**OBJECTIVE:** Would you print the material exactly, starting at its first line and ending at the line holding "import plotly.graph_objects as go"?
■ ■ ■ ■
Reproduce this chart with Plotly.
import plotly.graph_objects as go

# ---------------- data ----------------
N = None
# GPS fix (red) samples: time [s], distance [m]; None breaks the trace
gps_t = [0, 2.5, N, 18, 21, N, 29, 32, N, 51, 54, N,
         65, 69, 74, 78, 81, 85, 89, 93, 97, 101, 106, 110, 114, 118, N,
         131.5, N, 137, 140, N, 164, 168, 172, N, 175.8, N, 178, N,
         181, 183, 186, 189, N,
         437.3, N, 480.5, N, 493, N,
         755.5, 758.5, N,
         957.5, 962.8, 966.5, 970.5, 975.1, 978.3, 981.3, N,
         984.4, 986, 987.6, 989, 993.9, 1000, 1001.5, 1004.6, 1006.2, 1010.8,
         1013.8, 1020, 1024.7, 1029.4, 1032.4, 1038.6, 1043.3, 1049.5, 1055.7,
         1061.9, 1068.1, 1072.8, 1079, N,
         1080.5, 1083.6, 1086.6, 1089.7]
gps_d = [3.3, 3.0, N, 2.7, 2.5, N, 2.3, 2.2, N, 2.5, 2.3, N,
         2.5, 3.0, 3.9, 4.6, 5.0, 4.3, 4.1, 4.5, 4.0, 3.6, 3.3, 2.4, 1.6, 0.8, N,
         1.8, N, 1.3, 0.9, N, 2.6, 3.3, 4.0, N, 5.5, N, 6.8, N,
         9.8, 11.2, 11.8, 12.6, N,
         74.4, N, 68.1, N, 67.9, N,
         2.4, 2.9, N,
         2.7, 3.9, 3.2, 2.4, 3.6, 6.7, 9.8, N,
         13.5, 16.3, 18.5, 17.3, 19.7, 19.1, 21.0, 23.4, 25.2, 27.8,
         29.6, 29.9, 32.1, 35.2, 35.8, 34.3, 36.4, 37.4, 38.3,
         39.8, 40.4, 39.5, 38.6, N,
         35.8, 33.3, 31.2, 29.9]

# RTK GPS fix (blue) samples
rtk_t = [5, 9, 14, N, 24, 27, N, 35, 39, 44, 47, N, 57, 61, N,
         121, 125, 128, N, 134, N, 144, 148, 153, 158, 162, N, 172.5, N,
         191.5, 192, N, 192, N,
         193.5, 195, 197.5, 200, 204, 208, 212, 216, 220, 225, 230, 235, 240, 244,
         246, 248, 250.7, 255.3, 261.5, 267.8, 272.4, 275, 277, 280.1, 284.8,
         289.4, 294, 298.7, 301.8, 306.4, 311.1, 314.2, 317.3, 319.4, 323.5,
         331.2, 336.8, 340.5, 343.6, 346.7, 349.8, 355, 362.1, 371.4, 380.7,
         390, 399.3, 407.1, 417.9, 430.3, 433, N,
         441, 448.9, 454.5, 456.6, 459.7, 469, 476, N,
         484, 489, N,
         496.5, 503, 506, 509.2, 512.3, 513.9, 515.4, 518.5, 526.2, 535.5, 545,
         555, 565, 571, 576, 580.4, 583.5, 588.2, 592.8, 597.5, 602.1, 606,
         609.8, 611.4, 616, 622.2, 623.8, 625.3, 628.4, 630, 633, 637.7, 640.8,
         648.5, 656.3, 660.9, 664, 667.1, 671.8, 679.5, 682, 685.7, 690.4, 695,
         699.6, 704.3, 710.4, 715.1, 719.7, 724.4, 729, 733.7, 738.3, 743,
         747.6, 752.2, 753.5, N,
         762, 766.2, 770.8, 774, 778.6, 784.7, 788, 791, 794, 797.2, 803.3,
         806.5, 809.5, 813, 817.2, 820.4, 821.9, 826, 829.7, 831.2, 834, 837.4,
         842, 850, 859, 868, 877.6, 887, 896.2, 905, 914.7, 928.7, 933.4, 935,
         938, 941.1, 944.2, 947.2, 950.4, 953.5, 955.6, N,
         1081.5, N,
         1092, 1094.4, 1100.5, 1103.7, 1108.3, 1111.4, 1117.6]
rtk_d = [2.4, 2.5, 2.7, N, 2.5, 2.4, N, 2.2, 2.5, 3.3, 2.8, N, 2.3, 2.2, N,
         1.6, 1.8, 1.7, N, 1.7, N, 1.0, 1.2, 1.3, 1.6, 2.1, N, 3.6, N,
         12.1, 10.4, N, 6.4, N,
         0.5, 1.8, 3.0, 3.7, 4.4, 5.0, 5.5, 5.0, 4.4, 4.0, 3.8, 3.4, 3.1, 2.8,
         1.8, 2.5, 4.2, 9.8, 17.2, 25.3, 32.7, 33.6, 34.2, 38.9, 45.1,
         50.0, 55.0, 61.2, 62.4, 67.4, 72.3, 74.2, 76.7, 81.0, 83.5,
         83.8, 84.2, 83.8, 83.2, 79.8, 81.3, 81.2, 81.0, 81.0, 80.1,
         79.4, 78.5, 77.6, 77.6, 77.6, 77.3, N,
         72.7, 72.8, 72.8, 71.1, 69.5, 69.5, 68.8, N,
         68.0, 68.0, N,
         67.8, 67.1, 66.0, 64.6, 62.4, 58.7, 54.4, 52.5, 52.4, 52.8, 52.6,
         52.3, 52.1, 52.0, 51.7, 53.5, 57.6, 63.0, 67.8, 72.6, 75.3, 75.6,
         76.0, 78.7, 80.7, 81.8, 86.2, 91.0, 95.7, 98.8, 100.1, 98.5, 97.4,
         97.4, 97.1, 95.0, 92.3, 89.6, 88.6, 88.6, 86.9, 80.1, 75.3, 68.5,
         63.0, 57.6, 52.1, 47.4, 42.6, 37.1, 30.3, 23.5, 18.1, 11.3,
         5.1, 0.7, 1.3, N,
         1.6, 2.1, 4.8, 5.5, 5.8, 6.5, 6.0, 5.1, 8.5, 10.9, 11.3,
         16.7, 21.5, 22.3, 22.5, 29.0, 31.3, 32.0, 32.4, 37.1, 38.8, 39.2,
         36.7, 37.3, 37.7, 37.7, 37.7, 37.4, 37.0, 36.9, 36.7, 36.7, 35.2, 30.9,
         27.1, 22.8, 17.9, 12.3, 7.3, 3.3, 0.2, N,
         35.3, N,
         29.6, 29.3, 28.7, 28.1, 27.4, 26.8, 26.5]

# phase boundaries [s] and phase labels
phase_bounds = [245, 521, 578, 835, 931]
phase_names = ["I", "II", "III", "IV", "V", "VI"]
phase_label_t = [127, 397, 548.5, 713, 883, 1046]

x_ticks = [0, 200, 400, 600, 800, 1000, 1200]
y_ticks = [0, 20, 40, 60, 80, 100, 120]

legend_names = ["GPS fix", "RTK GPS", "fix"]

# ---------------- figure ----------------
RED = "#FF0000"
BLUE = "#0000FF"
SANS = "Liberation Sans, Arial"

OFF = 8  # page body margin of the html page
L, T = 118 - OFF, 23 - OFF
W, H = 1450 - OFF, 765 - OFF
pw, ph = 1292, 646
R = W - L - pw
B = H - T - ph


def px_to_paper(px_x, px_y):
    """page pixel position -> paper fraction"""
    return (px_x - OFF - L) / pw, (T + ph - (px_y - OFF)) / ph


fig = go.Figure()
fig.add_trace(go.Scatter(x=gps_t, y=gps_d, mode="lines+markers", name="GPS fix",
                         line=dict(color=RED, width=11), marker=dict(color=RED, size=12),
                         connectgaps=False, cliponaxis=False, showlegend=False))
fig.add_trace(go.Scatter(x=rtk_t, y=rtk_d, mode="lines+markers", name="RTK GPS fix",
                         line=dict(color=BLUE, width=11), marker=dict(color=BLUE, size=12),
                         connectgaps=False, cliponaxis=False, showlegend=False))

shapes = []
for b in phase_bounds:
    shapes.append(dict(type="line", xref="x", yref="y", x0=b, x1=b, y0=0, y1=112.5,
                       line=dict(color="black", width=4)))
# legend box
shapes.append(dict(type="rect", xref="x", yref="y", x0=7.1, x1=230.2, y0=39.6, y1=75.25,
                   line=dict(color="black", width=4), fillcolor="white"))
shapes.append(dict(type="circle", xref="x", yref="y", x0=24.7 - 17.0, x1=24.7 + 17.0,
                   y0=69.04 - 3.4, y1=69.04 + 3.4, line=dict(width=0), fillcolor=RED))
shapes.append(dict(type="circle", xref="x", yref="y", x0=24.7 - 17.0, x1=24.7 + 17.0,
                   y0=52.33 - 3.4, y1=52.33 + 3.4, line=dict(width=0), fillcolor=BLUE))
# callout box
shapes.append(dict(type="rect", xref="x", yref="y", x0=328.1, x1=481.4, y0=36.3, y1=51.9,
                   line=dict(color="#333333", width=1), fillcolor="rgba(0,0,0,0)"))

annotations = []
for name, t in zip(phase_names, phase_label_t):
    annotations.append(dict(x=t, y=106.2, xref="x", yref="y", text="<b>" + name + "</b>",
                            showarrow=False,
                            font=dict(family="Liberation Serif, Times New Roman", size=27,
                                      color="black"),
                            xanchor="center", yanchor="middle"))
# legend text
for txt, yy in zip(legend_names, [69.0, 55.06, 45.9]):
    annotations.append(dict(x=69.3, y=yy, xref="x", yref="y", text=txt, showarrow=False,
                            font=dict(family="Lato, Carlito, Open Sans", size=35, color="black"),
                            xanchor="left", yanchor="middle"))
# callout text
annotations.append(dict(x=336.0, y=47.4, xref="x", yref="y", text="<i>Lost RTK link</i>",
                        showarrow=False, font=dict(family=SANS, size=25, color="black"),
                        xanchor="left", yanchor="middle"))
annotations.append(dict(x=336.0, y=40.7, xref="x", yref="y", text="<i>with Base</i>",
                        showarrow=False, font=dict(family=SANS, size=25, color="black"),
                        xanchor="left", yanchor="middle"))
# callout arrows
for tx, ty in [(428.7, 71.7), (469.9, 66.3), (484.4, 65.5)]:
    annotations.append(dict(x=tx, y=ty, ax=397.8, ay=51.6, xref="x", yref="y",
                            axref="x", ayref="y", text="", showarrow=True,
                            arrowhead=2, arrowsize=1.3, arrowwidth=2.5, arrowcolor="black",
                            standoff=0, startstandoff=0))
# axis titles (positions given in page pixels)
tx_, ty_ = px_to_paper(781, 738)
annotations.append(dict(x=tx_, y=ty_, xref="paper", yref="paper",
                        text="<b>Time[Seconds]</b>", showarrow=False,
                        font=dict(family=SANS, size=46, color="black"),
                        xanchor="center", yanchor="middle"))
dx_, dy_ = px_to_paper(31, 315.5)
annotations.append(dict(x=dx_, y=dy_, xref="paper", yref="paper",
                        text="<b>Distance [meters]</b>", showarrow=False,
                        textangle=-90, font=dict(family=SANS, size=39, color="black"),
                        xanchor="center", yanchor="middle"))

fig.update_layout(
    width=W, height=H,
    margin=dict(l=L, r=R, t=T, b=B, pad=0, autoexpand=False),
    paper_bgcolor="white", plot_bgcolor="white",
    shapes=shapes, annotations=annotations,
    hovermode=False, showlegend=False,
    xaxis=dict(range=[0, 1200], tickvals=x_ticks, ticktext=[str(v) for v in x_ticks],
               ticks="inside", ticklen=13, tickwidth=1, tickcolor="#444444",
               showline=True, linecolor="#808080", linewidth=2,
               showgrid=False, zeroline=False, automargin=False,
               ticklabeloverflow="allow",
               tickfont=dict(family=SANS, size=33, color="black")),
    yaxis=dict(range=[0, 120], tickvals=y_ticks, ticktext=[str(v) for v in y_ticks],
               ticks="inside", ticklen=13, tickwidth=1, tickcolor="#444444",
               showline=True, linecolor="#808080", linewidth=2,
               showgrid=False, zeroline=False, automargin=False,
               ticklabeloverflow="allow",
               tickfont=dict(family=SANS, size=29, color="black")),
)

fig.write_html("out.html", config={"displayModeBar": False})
■ ■ ■ ■
**SOLVED EXERCISE:**
Reproduce this chart with Plotly.
import plotly.graph_objects as go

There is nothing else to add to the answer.